Фирма достаточно быстро пришла к выводу, что совершила ошибку, приняв требования Стоуна. Стоило в одном случае многократно увеличить жалованье, и не только вся система оплаты, но и порядок старшинства в фирме оказались под сомнением. Деньги были абсолютным мерилом положения человека в фирме. Когда маклеру по закладным стали платить намного больше, чем маклеру по правительственным облигациям, последний почувствовал себя отвергнутым. Нельзя было допустить повторения этого скандала. Чтобы остановить отток юных торговых дарований, Майкл Мортара был вынужден прибегнуть к дипломатии, которая, особенно в случае с маклерами, никогда не дает столь же надежных результатов, как простые наличные. В конце 1985 года он устроил два пышных обеда для своих маклеров с участием Джона Гутфренда.

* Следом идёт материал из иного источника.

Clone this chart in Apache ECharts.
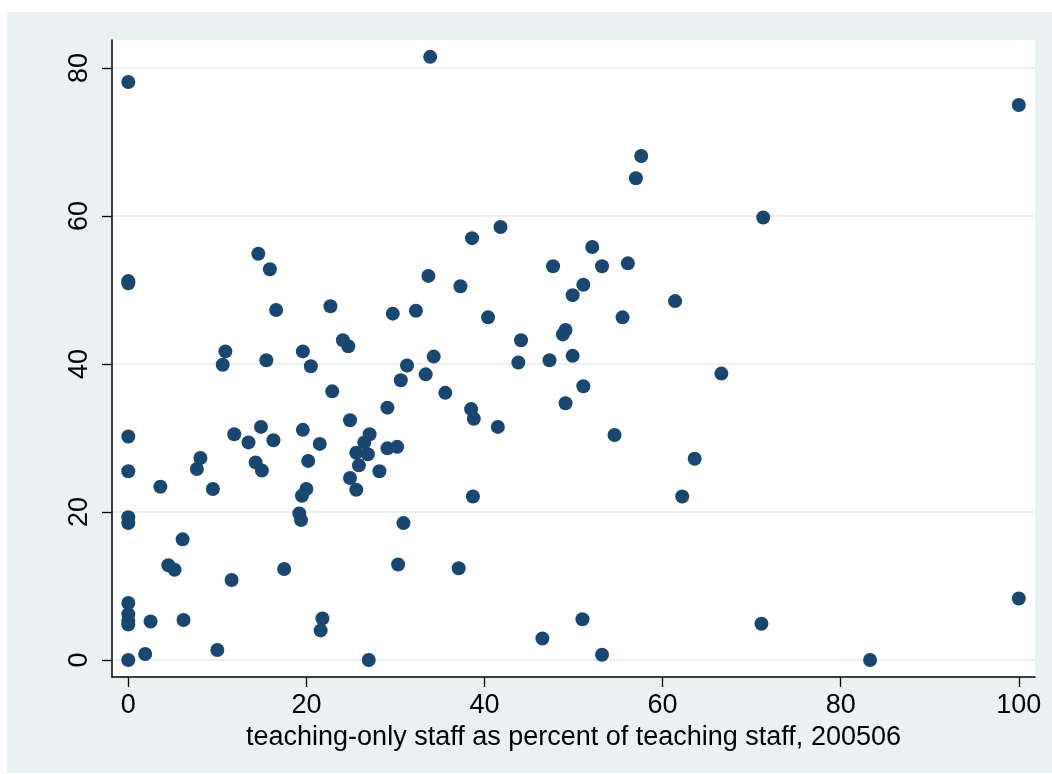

Первый состоялся в любимом манхэттенском ресторане Гутфренда «Le Perigord», где, по словам одного гурмана, «повар знал, как обходиться с птицей». Среди участников были Мортара, Кронталь, Стоун и маклер Натан Корнфельд. «Гутфренд был очень внушителен и контролировал все происходящее, — рассказывает один из участников обеда. — Я отбросил сомнение в том, как хорошо, что именно он возглавляет фирму». Во всем остальном обед оказался чистой катастрофой. Сомнительно, чтобы кто-то смог насладиться вкусом пищи. Гутфренд взял застолье в свои руки, как только он умел это делать. Говоря о возможных перспективах, он рассказал, сколько заработал Мортара, бывший в то время одним из директоров компании, на акциях Salomon, когда компания стала публичной, чем вверг его в смущение. Нет сомнений, что перед обедом Гутфренд изучал личные дела в поисках подобных фактов. «Майкл побагровел», — рассказывает один из участников обеда. Затем Гутфренд поднял вопрос об оплате.